DeepCoder-14B challenges leading LLMs in coding at a fraction of the cost
And the entire stack and artifacts are open source for your to run, modify, and adapt to your use cases.
DeepCoder-14B, a new coding model developed by Together AI and Agentica, matches the capabilities of proprietary models at a fraction of the size.
According to the findings published by the team, DeepCoder-14B performs impressively on coding benchmarks such as LiveCodeBench (LCB), Codeforces, and HumanEval+.
"Our model demonstrates strong performance across all coding benchmarks… comparable to the performance of o3-mini (low) and o1," the researchers write in a blog post that describes the model.
The model also shows good transferability across tasks. For example, despite being trained primarily on coding tasks, the model shows improved mathematical reasoning on the AIME 2024 benchmark in comparison to the base model, DeepSeek-R1-Distill-Qwen-14B.
One of the interesting aspects of the project is the challenges the researchers solved while training the model using reinforcement learning (RL).
First, they created a dataset with 24,000 high-quality problems using a specialized pipeline that gathers examples from different datasets and filters them for validity, complexity, and duplication.
They also designed an innovative reward function for the RL training. The function provides a positive signal if the generated code provides a positive outcome and passes all sampled unit tests for the problem within a specific time limit. This prevents the model from reward hacking and other tricks that will score high on the test set but will not perform well on real-world tasks.
They used Group Relative Policy Optimization (GRPO), the RL algorithm also used in DeepSeek-R1, and made some modifications to it that allowed the model to continue improving for longer training runs. They named the algorithm GRPO+.
Another interesting aspect of DeepCoder-14B is how the team scaled the model’s context window, starting with short reasoning sequences and gradually increasing the length. A complementary filtering method, dubbed “overlong filtering,” allows the model to generate longer reasoning chains (CoT) when handling especially difficult problems.
With these techniques, they gradually scaled the context window of DeepCoder-14B from a 16K to a 32K context window. But interestingly, the final model was able to also solve problems that required up to 64K tokens.

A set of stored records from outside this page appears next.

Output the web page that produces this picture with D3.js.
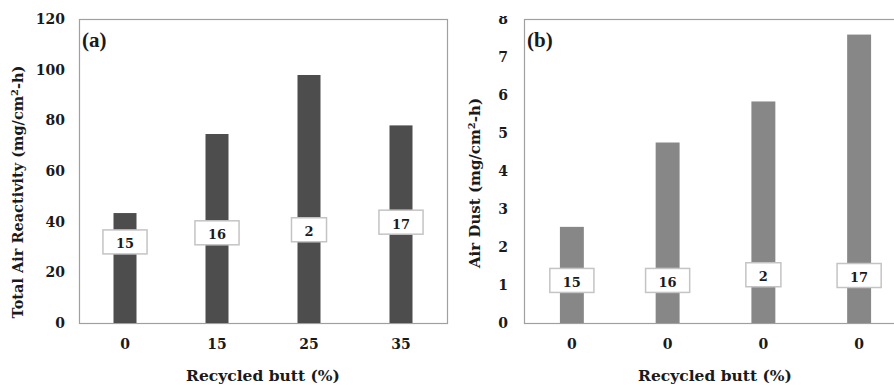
<!DOCTYPE html>
<html><head><meta charset="utf-8">
<script src="https://cdn.jsdelivr.net/npm/d3@7"></script>
<style>
html,body{margin:0;padding:0;background:#fff;overflow:hidden;}
svg{display:block;}
text{font-family:"DejaVu Serif",serif;font-weight:bold;fill:#1a1a1a;}
</style></head>
<body>
<svg id="chart" width="894" height="385"></svg>
<script>
// ---- data ----
const categoriesA = ["0", "15", "25", "35"];
const valuesA = [43.4, 74.6, 97.9, 78.0];
const boxLabelsA = ["15", "16", "2", "17"];
const boxLevelA = [32.0, 35.6, 36.8, 39.8];
const yTicksA = [0, 20, 40, 60, 80, 100, 120];

const categoriesB = ["0", "0", "0", "0"];
const valuesB = [2.53, 4.75, 5.83, 7.59];
const boxLabelsB = ["15", "16", "2", "17"];
const boxLevelB = [1.12, 1.12, 1.27, 1.25];
const yTicksB = [0, 1, 2, 3, 4, 5, 6, 7, 8];

const svg = d3.select("#chart");
svg.append("defs").append("clipPath").attr("id", "clipB")
  .append("rect").attr("x", 0).attr("y", 16).attr("width", 894).attr("height", 385);

function panel(opt) {
  const g = svg.append("g");
  if (opt.clip) g.attr("clip-path", `url(#${opt.clip})`);
  const x = d3.scaleBand().domain(d3.range(opt.cats.length)).range([opt.left, opt.right]).paddingInner(0.75).paddingOuter(0.375);
  const y = d3.scaleLinear().domain(opt.domain).range([opt.bottom, opt.top]);

  // frame
  g.append("rect").attr("x", opt.left + 0.5).attr("y", opt.top + 0.5)
    .attr("width", opt.right - opt.left).attr("height", opt.bottom - opt.top)
    .attr("fill", "none").attr("stroke", "#a0a0a0").attr("stroke-width", 1.2);

  // bars
  g.selectAll("rect.bar").data(opt.values).join("rect").attr("class", "bar")
    .attr("x", (d, i) => x(i)).attr("width", x.bandwidth())
    .attr("y", d => y(d)).attr("height", d => opt.bottom - y(d))
    .attr("fill", opt.color);

  // y axis
  const ya = d3.axisLeft(y).tickValues(opt.ticks).tickSize(0).tickPadding(opt.tickPad);
  const yg = g.append("g").attr("transform", `translate(${opt.left},0)`).call(ya);
  yg.select(".domain").remove();
  yg.selectAll("text").style("font-size", "14px").attr("fill", "#1a1a1a").style("font-family", "DejaVu Serif");

  // x axis
  const xa = d3.axisBottom(x).tickFormat(i => opt.cats[i]).tickSize(0).tickPadding(16);
  const xg = g.append("g").attr("transform", `translate(0,${opt.bottom})`).call(xa);
  xg.select(".domain").remove();
  xg.selectAll("text").style("font-size", "14px").attr("fill", "#1a1a1a").style("font-family", "DejaVu Serif");

  // label boxes
  opt.boxLabels.forEach((t, i) => {
    const cx = x(i) + x.bandwidth() / 2;
    const cy = y(opt.boxLevel[i]);
    const txt = g.append("text").attr("x", cx).attr("y", cy + 3).attr("text-anchor", "middle")
      .attr("dominant-baseline", "middle").style("font-size", "13px").text(t);
    const w = txt.node().getComputedTextLength() + 26;
    g.insert("rect", function(){ return txt.node(); })
      .attr("x", cx - w / 2).attr("y", cy - 12).attr("width", w).attr("height", 24)
      .attr("fill", "#fff").attr("stroke", "#c4c4c4").attr("stroke-width", 1.5);
  });

  // panel letter
  g.append("text").attr("x", opt.left + 3).attr("y", opt.top + 28)
    .style("font-family", "'Liberation Serif',serif").style("font-size", "21px").text(opt.letter);

  // x title
  g.append("text").attr("x", opt.titleX).attr("y", 381).attr("text-anchor", "middle")
    .style("font-size", "15.5px").text("Recycled butt (%)");

  // y title
  const yt = g.append("text").attr("transform", `translate(${opt.yTitleX},${opt.yTitleY}) rotate(-90)`)
    .attr("text-anchor", "middle").style("font-size", opt.yTitleSize + "px");
  yt.append("tspan").text(opt.yTitle[0]);
  yt.append("tspan").attr("dy", -5).style("font-size", "10px").text("2");
  yt.append("tspan").attr("dy", 5).text(opt.yTitle[1]);
}

panel({cats: categoriesA, values: valuesA, boxLabels: boxLabelsA, boxLevel: boxLevelA, ticks: yTicksA,
  domain: [0, 120], left: 79, right: 447, top: 19, bottom: 323, color: "#4d4d4d", tickPad: 14,
  letter: "(a)", titleX: 263, yTitleX: 23, yTitleY: 192, yTitleSize: 14.5, yTitle: ["Total Air Reactivity (mg/cm", "-h)"]});

panel({cats: categoriesB, values: valuesB, boxLabels: boxLabelsB, boxLevel: boxLevelB, ticks: yTicksB,
  domain: [0, 8], left: 524, right: 907, top: 19, bottom: 323, color: "#878787", tickPad: 16, clip: "clipB",
  letter: "(b)", titleX: 715, yTitleX: 480, yTitleY: 183, yTitleSize: 15, yTitle: ["Air Dust (mg/cm", "-h)"]});
</script>
</body></html>
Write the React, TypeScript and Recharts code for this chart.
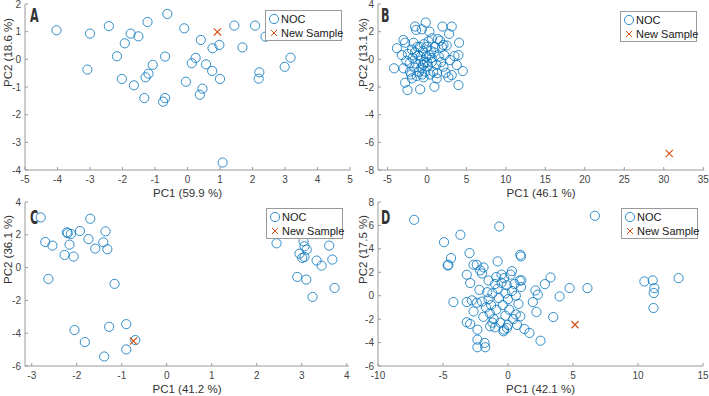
import { ScatterChart, Scatter, XAxis, YAxis, Legend } from "recharts";

type Pt = [number, number];

// panel A
const nocA: Pt[] = [
  [-4.03, 1.05], [-3.0, 0.93], [-2.42, 1.2], [-3.08, -0.37], [-1.75, 0.93], [-1.51, 0.83],
  [-1.93, 0.58], [-1.23, 1.35], [-0.62, 1.64], [-2.17, 0.11], [-0.69, 0.1], [-1.07, -0.2],
  [-1.2, -0.52], [-1.29, -0.65], [-2.02, -0.71], [-1.65, -0.94], [-1.33, -1.4], [-0.69, -1.4],
  [-0.75, -1.53], [-0.1, 1.12], [0.41, 0.7], [0.25, 0.05], [0.13, -0.14], [0.57, -0.18],
  [0.76, -0.42], [0.77, 0.4], [0.98, 0.52], [1.0, -0.71], [-0.05, -0.81], [0.46, -1.06],
  [0.38, -1.28], [1.44, 1.22], [2.08, 1.22], [1.69, 0.43], [2.4, 0.82], [2.21, -0.47],
  [2.19, -0.7], [2.99, -0.27], [3.17, 0.06], [1.08, -3.73],
];
const newA: Pt[] = [[0.92, 0.99]];

// panel B
const nocB: Pt[] = [
  [-4.16, -0.65], [-3.8, 0.8], [-2.97, 1.4], [-2.76, 1.2], [-3.19, 0.31], [-2.97, -0.65],
  [-2.76, -1.69], [-2.46, -2.22], [-1.5, 2.37], [-1.37, 2.13], [-0.15, 2.66], [-0.65, 2.17],
  [0.32, 2.0], [1.96, 2.37], [3.14, 2.37], [2.81, 1.84], [1.37, 1.47], [1.67, 1.35],
  [0.61, 1.52], [2.09, 1.04], [4.07, 1.2], [3.99, 0.31], [3.48, 0.24], [2.93, -0.05],
  [3.78, -0.41], [4.54, -0.85], [3.99, -1.86], [3.14, -1.14], [2.72, -1.3], [2.38, -0.97],
  [2.09, -0.53], [1.24, -1.38], [0.95, -1.98], [-0.86, -2.17], [-0.44, -1.3], [-1.92, -1.38],
  [-2.13, -0.89], [-1.5, 0.5], [-1.2, 0.9], [-0.8, 0.2], [-0.5, 0.6], [0.0, 0.9],
  [0.3, 0.3], [-0.3, -0.2], [0.1, -0.5], [-0.7, -0.6], [-1.0, -0.9], [-1.4, -0.3],
  [-1.8, 0.1], [-2.2, -0.3], [-2.4, 0.4], [-1.9, 0.7], [0.6, -0.2], [0.9, 0.5],
  [1.2, -0.4], [1.5, 0.2], [0.8, -0.9], [0.4, -1.1], [-0.2, -0.9], [-0.6, -1.1],
  [-1.3, -1.2], [-0.9, 0.9], [-0.4, 1.1], [0.2, 1.3], [1.0, 0.9], [1.8, -0.2],
  [2.2, 0.3], [-2.6, -0.1], [-1.6, -0.6], [-0.1, 0.2], [0.5, 0.6], [-0.5, -0.4],
  [-1.1, 0.3], [0.0, -0.2], [1.3, -1.0], [-2.0, -1.1], [-1.7, 1.2], [2.5, 1.0],
  [1.9, 0.9], [-0.8, -0.1], [0.6, 0.1],
];
const newB: Pt[] = [[30.7, -6.81]];

// panel C
const nocC: Pt[] = [
  [-2.8, 3.06], [-2.7, 1.56], [-2.54, 1.34], [-2.63, -0.69], [-2.22, 2.15], [-2.2, 2.1],
  [-2.13, 2.05], [-2.16, 1.4], [-2.27, 0.77], [-2.07, 0.67], [-1.93, 2.23], [-1.7, 2.98],
  [-1.74, 1.74], [-1.59, 1.16], [-1.41, 1.54], [-1.36, 2.21], [-1.32, 1.12], [-1.16, -0.99],
  [-2.05, -3.81], [-1.82, -4.54], [-1.28, -3.61], [-0.9, -3.45], [-0.9, -4.99], [-1.39, -5.42],
  [-0.7, -4.42], [2.44, 1.48], [3.04, 1.6], [3.06, 1.3], [3.11, 1.1], [2.95, 0.85],
  [3.01, 0.59], [3.06, 0.65], [2.9, -0.57], [3.1, -0.73], [3.33, 0.43], [3.44, 0.12],
  [3.61, 1.34], [3.68, 0.49], [3.73, -1.24], [3.24, -1.79],
];
const newC: Pt[] = [[-0.74, -4.48]];

// panel D
const nocD: Pt[] = [
  [-7.22, 6.48], [-4.92, 4.57], [-3.66, 5.2], [-4.38, 3.21], [-4.59, 2.64], [-4.64, 2.58],
  [-4.2, -0.54], [-0.67, 5.91], [6.68, 6.82], [-2.96, 3.64], [-3.17, 1.79], [-2.91, 1.08],
  [-2.65, 2.64], [-2.4, 2.64], [-2.14, 2.16], [-1.88, 2.41], [-0.8, 2.93], [0.95, 3.49],
  [1.0, 3.35], [1.03, 1.31], [1.0, 0.74], [2.11, 0.45], [2.29, 0.09], [2.84, 0.99],
  [3.27, 1.56], [3.97, -0.06], [4.74, 0.65], [6.11, 0.65], [1.91, -0.54], [2.19, -1.39],
  [3.48, -1.82], [1.26, -2.84], [1.65, -3.18], [2.5, -3.84], [0.95, -1.76], [-2.35, -3.75],
  [-1.8, -4.03], [-1.75, -4.4], [-2.35, -4.4], [-3.17, -2.27], [-2.91, -2.41], [-2.35, -2.9],
  [10.49, 1.22], [11.13, 1.31], [11.26, 0.65], [11.21, 0.23], [11.19, -1.05], [13.12, 1.5],
  [-3.17, -0.54], [-2.78, -0.4], [-2.65, -1.34], [-0.34, -3.04], [-0.08, -2.76], [-1.37, -2.61],
  [-2.0, -0.5], [-1.5, -0.3], [-1.2, 0.2], [-0.8, 0.6], [-0.5, 1.1], [-0.3, 1.5],
  [0.2, 1.8], [0.5, 1.0], [0.3, 0.4], [0.0, -0.3], [-0.4, -0.8], [-0.9, -1.2],
  [-1.4, -1.5], [-1.7, -1.0], [-1.1, -2.0], [-0.6, -2.3], [0.0, -2.5], [0.4, -2.0],
  [0.6, -1.6], [0.8, -0.7], [-0.2, 0.2], [-1.0, 1.0], [-1.5, 1.3], [-2.2, 0.5],
  [-0.7, -0.2], [0.1, -1.2], [-1.9, -1.8], [-1.3, -0.8], [-0.5, 1.8], [-1.6, 0.3],
  [0.6, 0.0], [-0.2, -1.7], [-1.0, -2.7], [-2.4, -0.6], [0.7, -2.5], [-0.9, 1.6],
  [0.3, 2.1], [-1.2, -2.3], [-0.1, 0.9], [0.9, 1.3], [-2.0, 1.9], [-0.3, -2.9],
];
const newD: Pt[] = [[5.15, -2.47]];

const ticksAX = [-5, -4, -3, -2, -1, 0, 1, 2, 3, 4, 5];
const ticksAY = [-4, -3, -2, -1, 0, 1, 2];
const ticksBX = [-5, 0, 5, 10, 15, 20, 25, 30, 35];
const ticksBY = [-8, -6, -4, -2, 0, 2, 4];
const ticksCX = [-3, -2, -1, 0, 1, 2, 3, 4];
const ticksCY = [-6, -4, -2, 0, 2, 4];
const ticksDX = [-10, -5, 0, 5, 10, 15];
const ticksDY = [-6, -4, -2, 0, 2, 4, 6, 8];

const BLUE = "#0072BD";
const ORANGE = "#D95319";
const AXIS = "#9a9a9a";
const TEXT = "#444";
const FONT = "'Liberation Sans', Arial, sans-serif";

const toXY = (pts: Pt[]) => pts.map(([x, y]) => ({ x, y }));

function Ring(p: any) {
  return <circle cx={p.cx} cy={p.cy} r={4.6} fill="none" stroke={BLUE} strokeWidth={0.8} />;
}

function Cross(p: any) {
  const s = 3.6;
  return (
    <g stroke={ORANGE} strokeWidth={1.2}>
      <line x1={p.cx - s} y1={p.cy - s} x2={p.cx + s} y2={p.cy + s} />
      <line x1={p.cx - s} y1={p.cy + s} x2={p.cx + s} y2={p.cy - s} />
    </g>
  );
}

function LegendBox() {
  const row = { display: "flex", alignItems: "center", height: 14, whiteSpace: "nowrap" } as const;
  return (
    <div
      style={{
        border: `1px solid ${AXIS}`,
        background: "#fff",
        width: 77,
        height: 31,
        boxSizing: "border-box",
        padding: "1px 0",
        fontFamily: FONT,
        fontSize: 11,
        lineHeight: "14px",
        color: "#1a1a1a",
        whiteSpace: "nowrap",
      }}
    >
      <div style={row}>
        <svg width={14} height={14} style={{ flex: "none" }}>
          <circle cx={8} cy={7} r={4.6} fill="none" stroke={BLUE} strokeWidth={0.8} />
        </svg>
        <span style={{ marginLeft: 1 }}>NOC</span>
      </div>
      <div style={row}>
        <svg width={14} height={14} style={{ flex: "none" }}>
          <g stroke={ORANGE} strokeWidth={1}>
            <line x1={5} y1={4} x2={11} y2={10} />
            <line x1={5} y1={10} x2={11} y2={4} />
          </g>
        </svg>
        <span style={{ marginLeft: 1 }}>New Sample</span>
      </div>
    </div>
  );
}

type PanelProps = {
  left: number;
  top: number;
  width: number;
  height: number;
  letter: string;
  noc: Pt[];
  sample: Pt[];
  xDomain: [number, number];
  yDomain: [number, number];
  xTicks: number[];
  yTicks: number[];
  xLabel: string;
  yLabel: string;
  yAxisWidth: number;
  marginTop: number;
  marginRight: number;
  legendLeft: number;
  legendTop: number;
  letterLeft: number;
  letterTop: number;
};

// every panel is 200px tall with the plot bottom at 170
function Panel(p: PanelProps) {
  return (
    <div style={{ position: "absolute", left: p.left, top: p.top, width: p.width, height: 200 }}>
      <ScatterChart
        width={p.width}
        height={200}
        margin={{ top: p.marginTop, right: p.marginRight, bottom: 0, left: 0 }}
      >
        <XAxis
          dataKey="x"
          type="number"
          domain={p.xDomain}
          ticks={p.xTicks}
          interval={0}
          allowDataOverflow
          height={30}
          stroke={AXIS}
          tickSize={-3}
          tickMargin={9}
          tick={{ fill: TEXT, fontSize: 10, fontFamily: FONT }}
          label={{
            value: p.xLabel,
            position: "insideBottom",
            offset: 3,
            fill: "#333",
            fontSize: 11.5,
            fontFamily: FONT,
          }}
        />
        <YAxis
          dataKey="y"
          type="number"
          domain={p.yDomain}
          ticks={p.yTicks}
          interval={0}
          allowDataOverflow
          width={p.yAxisWidth}
          stroke={AXIS}
          tickSize={-3}
          tickMargin={7}
          tick={{ fill: TEXT, fontSize: 10, fontFamily: FONT }}
          label={{
            value: p.yLabel,
            position: "insideLeft",
            angle: -90,
            offset: 8,
            fill: "#333",
            fontSize: 11.5,
            fontFamily: FONT,
          }}
        />
        <XAxis
          xAxisId="top"
          orientation="top"
          type="number"
          domain={p.xDomain}
          ticks={p.xTicks}
          interval={0}
          height={0}
          stroke={AXIS}
          tickSize={-3}
          tick={false}
        />
        <YAxis
          yAxisId="right"
          orientation="right"
          type="number"
          domain={p.yDomain}
          ticks={p.yTicks}
          interval={0}
          width={0}
          stroke={AXIS}
          tickSize={-3}
          tick={false}
        />
        <Scatter name="NOC" data={toXY(p.noc)} shape={Ring} isAnimationActive={false} />
        <Scatter name="New Sample" data={toXY(p.sample)} shape={Cross} isAnimationActive={false} />
        <Legend
          layout="vertical"
          align="center"
          verticalAlign="middle"
          content={() => <LegendBox />}
          wrapperStyle={{ left: p.legendLeft, top: p.legendTop, width: 77 }}
        />
      </ScatterChart>
      <div
        style={{
          position: "absolute",
          left: p.letterLeft,
          top: p.letterTop,
          fontFamily: "'DejaVu Sans Condensed', 'DejaVu Sans', sans-serif",
          fontWeight: 700,
          fontSize: 20,
          lineHeight: "20px",
          color: "#333",
          transform: "scaleX(0.62)",
          transformOrigin: "left top",
        }}
      >
        {p.letter}
      </div>
    </div>
  );
}

export default function App() {
  return (
    <div style={{ position: "absolute", left: 0, top: 0, width: 709, height: 396, background: "#fff", overflow: "hidden" }}>
      <Panel
        left={0} top={0} width={355} letter="A"
        noc={nocA} sample={newA}
        xDomain={[-5, 5]} yDomain={[-4, 2]} xTicks={ticksAX} yTicks={ticksAY}
        xLabel="PC1 (59.9 %)" yLabel="PC2 (18.6 %)"
        yAxisWidth={25} marginTop={4} marginRight={5}
        legendLeft={265} legendTop={10} letterLeft={30} letterTop={5}
      />
      <Panel
        left={355} top={0} width={354} letter="B"
        noc={nocB} sample={newB}
        xDomain={[-6.2, 35.1]} yDomain={[-8, 4]} xTicks={ticksBX} yTicks={ticksBY}
        xLabel="PC1 (46.1 %)" yLabel="PC2 (13.1 %)"
        yAxisWidth={23} marginTop={4} marginRight={5}
        legendLeft={265} legendTop={11} letterLeft={26} letterTop={5}
      />
      <Panel
        left={0} top={196} width={355} letter="C"
        noc={nocC} sample={newC}
        xDomain={[-3.15, 4.05]} yDomain={[-6, 4]} xTicks={ticksCX} yTicks={ticksCY}
        xLabel="PC1 (41.2 %)" yLabel="PC2 (36.1 %)"
        yAxisWidth={25} marginTop={6} marginRight={6}
        legendLeft={266} legendTop={12} letterLeft={30} letterTop={11}
      />
      <Panel
        left={355} top={196} width={354} letter="D"
        noc={nocD} sample={newD}
        xDomain={[-10, 15]} yDomain={[-6, 8]} xTicks={ticksDX} yTicks={ticksDY}
        xLabel="PC1 (42.1 %)" yLabel="PC2 (17.5 %)"
        yAxisWidth={23} marginTop={6} marginRight={6}
        legendLeft={266} legendTop={12} letterLeft={26} letterTop={11}
      />
    </div>
  );
}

The team also developed verl-pipeline, an optimized extension of the open-source verl library for reinforcement learning from human feedback (RLHF), that solves the sampling bottleneck of RL training.
verl-pipeline uses a technique called “One-Off Pipelining,” which rearranges the response sampling and model updates in a way that optimizes GPU usage without allowing variable sample sizes to block different steps of the RL training.
Compared to the baseline implementation, one-off pipelining speeds can boost the RL speed by up to 2X. Thanks to this optimization, DeepCoder-14B was trained in 2.5 weeks on 32 H100s.
The researchers have made all the artifacts for training and running DeepCoder-14B available on GitHub and Hugging Face under a permissive license.